Records from a data collection -
———
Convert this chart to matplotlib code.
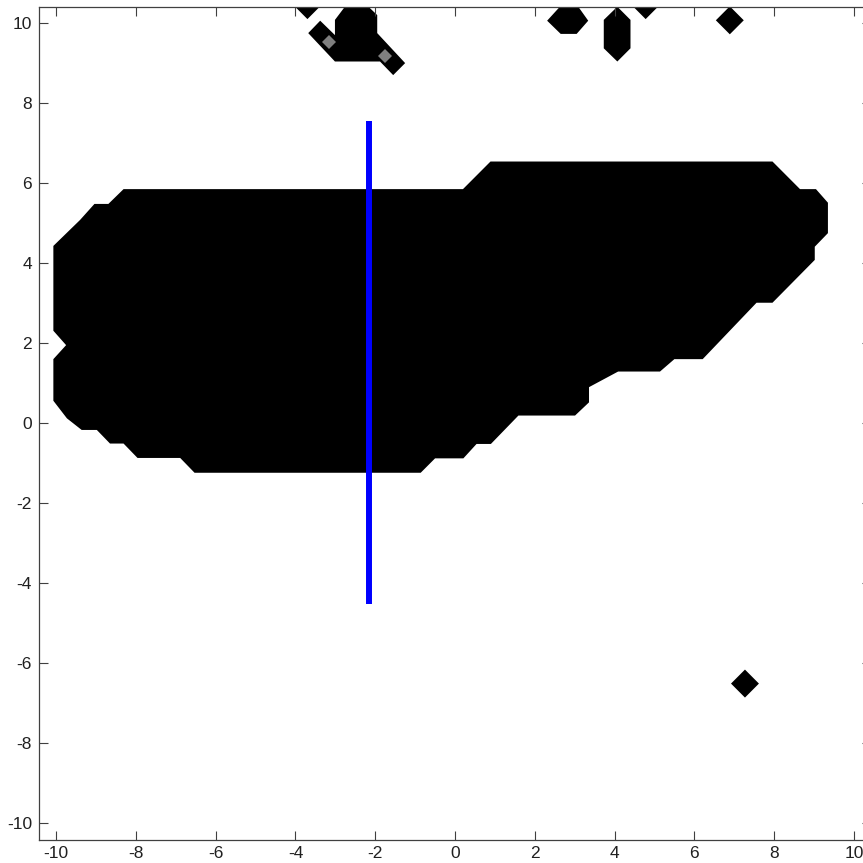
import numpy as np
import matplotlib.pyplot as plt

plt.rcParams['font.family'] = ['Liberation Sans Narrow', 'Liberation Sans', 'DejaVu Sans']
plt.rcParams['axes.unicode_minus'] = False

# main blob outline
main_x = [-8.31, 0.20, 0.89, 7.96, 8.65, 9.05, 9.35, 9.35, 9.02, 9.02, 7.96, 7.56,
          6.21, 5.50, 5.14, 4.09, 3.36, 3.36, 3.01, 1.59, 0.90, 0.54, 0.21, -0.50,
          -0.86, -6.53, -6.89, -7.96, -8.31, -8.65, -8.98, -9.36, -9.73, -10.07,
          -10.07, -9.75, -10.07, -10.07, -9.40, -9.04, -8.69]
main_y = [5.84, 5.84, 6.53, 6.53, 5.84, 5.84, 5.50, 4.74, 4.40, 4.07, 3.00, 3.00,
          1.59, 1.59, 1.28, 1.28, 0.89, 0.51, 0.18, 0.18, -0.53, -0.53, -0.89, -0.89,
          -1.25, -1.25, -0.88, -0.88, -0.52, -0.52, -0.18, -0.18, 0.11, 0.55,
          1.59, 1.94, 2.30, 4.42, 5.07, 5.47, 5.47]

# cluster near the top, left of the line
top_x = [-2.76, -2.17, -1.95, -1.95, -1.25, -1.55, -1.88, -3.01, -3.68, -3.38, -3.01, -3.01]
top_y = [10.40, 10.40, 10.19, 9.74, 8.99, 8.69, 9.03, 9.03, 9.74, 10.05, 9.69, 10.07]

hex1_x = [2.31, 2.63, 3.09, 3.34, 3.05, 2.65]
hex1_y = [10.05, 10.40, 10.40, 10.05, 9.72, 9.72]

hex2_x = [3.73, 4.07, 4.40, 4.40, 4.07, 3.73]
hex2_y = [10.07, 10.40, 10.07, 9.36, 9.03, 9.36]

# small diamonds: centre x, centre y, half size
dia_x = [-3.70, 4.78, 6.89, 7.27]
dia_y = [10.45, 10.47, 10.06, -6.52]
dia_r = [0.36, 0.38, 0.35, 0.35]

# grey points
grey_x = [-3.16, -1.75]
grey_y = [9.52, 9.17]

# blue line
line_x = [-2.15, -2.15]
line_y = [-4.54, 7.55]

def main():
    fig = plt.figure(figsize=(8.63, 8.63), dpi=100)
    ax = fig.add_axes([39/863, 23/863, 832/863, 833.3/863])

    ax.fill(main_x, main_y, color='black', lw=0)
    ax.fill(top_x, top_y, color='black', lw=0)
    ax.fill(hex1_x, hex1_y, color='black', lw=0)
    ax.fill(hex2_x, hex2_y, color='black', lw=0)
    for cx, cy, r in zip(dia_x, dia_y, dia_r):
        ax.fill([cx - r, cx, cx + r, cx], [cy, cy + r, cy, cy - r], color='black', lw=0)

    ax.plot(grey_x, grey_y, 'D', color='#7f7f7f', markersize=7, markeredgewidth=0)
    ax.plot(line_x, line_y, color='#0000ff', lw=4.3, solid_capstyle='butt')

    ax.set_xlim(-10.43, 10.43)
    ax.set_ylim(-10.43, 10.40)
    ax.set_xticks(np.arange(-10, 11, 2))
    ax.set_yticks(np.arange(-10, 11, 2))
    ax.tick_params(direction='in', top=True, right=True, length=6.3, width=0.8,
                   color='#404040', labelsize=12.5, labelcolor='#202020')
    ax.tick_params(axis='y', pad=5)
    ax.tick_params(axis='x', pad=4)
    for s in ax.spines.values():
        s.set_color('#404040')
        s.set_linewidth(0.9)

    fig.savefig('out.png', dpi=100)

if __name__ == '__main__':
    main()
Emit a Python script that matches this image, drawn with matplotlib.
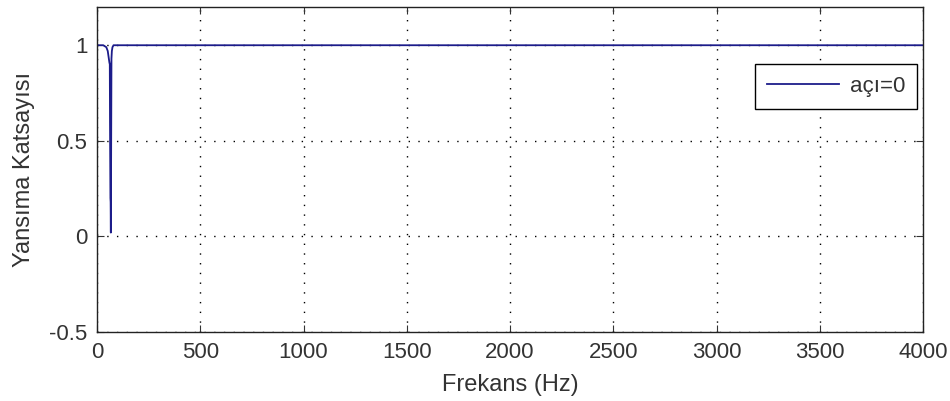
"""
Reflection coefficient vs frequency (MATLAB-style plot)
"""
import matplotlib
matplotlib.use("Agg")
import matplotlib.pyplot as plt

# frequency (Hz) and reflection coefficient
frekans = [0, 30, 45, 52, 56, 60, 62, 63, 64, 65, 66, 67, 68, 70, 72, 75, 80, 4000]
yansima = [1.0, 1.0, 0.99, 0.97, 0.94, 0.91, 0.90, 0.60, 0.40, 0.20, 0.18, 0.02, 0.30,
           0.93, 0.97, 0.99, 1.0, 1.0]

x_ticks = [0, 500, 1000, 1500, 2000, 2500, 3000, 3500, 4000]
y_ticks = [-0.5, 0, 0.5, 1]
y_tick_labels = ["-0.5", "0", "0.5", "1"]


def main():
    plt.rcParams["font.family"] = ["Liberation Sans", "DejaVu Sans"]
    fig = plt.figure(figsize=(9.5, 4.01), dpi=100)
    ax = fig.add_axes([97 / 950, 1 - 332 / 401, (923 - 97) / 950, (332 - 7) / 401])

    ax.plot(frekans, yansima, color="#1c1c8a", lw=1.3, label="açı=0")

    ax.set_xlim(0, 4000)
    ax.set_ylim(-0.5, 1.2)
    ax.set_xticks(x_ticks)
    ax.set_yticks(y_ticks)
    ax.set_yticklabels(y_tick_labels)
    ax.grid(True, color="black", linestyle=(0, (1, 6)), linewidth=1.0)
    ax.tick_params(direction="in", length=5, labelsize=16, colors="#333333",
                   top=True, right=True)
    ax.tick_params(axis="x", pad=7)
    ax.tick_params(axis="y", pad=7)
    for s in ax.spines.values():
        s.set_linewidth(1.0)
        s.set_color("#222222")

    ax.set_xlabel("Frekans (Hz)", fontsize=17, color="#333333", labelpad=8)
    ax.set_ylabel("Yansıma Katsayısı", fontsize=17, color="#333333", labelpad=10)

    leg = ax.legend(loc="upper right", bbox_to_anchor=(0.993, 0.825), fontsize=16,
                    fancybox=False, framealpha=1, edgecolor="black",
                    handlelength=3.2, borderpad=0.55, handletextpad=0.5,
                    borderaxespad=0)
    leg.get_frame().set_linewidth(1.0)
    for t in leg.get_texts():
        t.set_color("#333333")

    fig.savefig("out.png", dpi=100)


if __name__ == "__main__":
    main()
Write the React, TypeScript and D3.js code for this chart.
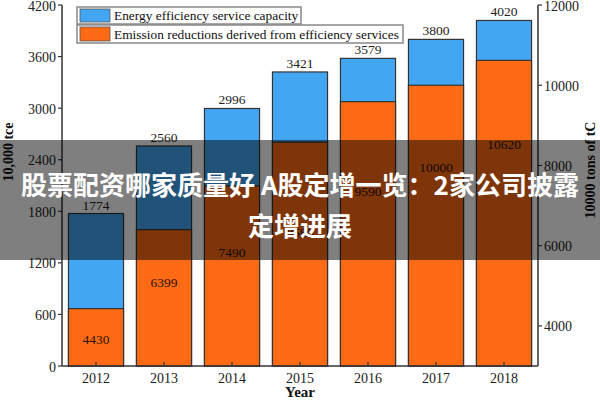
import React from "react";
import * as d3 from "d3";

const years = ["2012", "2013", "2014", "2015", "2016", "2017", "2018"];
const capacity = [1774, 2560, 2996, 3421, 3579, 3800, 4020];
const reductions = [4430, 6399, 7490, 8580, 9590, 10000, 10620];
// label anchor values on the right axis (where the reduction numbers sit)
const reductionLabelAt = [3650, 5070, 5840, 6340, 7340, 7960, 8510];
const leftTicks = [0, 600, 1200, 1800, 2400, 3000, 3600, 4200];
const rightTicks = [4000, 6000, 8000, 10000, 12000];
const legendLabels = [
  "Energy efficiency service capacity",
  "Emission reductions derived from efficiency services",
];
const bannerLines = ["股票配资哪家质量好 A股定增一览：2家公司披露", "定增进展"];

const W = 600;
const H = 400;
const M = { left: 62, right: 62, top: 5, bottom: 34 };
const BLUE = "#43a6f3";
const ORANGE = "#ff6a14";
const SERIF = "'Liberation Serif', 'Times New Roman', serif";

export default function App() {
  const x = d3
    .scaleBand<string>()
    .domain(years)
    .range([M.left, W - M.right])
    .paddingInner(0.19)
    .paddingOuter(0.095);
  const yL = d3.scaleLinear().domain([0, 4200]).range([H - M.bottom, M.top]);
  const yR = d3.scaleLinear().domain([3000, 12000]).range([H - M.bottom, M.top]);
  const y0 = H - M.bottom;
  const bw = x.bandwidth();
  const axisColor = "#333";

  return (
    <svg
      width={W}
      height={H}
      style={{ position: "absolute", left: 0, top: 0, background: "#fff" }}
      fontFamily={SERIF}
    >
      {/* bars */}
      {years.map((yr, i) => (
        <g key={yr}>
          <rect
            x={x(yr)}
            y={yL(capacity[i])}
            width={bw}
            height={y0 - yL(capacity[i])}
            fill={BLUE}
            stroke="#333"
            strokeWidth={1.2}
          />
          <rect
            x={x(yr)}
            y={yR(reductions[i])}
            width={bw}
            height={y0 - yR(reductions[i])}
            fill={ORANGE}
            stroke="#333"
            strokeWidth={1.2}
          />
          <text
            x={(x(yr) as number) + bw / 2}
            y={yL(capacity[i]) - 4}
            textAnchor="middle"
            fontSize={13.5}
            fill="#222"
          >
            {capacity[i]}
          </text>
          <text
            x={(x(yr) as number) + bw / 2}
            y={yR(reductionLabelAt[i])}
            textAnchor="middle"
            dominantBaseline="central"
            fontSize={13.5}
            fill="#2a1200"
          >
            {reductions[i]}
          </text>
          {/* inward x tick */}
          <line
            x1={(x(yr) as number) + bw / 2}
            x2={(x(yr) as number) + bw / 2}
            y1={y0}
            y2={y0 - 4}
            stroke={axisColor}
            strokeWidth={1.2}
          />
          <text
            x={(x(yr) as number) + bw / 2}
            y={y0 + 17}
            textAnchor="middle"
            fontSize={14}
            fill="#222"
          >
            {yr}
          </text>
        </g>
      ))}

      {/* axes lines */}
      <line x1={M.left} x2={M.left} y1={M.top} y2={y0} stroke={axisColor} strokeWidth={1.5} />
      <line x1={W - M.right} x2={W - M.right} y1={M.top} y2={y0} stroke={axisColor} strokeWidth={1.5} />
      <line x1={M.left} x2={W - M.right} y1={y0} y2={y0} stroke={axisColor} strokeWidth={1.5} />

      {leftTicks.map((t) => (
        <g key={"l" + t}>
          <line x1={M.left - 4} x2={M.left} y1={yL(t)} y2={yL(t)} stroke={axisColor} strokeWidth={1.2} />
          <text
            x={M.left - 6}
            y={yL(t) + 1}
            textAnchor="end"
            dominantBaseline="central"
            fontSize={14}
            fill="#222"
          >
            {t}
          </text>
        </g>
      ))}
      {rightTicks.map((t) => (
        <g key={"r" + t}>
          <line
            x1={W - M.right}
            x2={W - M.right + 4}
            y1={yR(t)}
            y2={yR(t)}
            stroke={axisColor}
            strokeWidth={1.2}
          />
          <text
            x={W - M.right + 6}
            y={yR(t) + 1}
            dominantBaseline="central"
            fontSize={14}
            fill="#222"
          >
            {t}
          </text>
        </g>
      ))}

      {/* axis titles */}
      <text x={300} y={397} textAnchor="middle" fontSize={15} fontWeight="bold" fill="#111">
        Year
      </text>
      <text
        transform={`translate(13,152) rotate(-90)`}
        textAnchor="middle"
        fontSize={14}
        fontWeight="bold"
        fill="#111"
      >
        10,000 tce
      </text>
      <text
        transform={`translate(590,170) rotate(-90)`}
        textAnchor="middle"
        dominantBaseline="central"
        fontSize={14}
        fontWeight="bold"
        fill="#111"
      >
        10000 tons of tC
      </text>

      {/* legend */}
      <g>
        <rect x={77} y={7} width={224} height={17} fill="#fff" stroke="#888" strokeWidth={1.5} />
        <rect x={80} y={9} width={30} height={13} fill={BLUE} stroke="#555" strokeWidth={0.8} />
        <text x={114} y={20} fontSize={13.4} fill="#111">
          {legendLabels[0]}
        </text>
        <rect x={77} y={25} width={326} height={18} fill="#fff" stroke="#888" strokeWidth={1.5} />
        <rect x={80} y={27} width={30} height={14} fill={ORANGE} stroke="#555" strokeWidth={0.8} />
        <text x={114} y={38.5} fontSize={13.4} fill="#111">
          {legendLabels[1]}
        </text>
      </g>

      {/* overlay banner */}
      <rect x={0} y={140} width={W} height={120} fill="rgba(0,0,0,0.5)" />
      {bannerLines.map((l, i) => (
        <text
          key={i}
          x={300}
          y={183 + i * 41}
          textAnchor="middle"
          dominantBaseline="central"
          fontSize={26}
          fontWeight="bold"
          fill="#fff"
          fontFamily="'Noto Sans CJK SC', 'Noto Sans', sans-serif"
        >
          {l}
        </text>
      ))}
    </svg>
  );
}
———
The exercise - Pull out all lines containing the word "React" from the entries above.

Output below -
Write the React, TypeScript and D3.js code for this chart.
import React from "react";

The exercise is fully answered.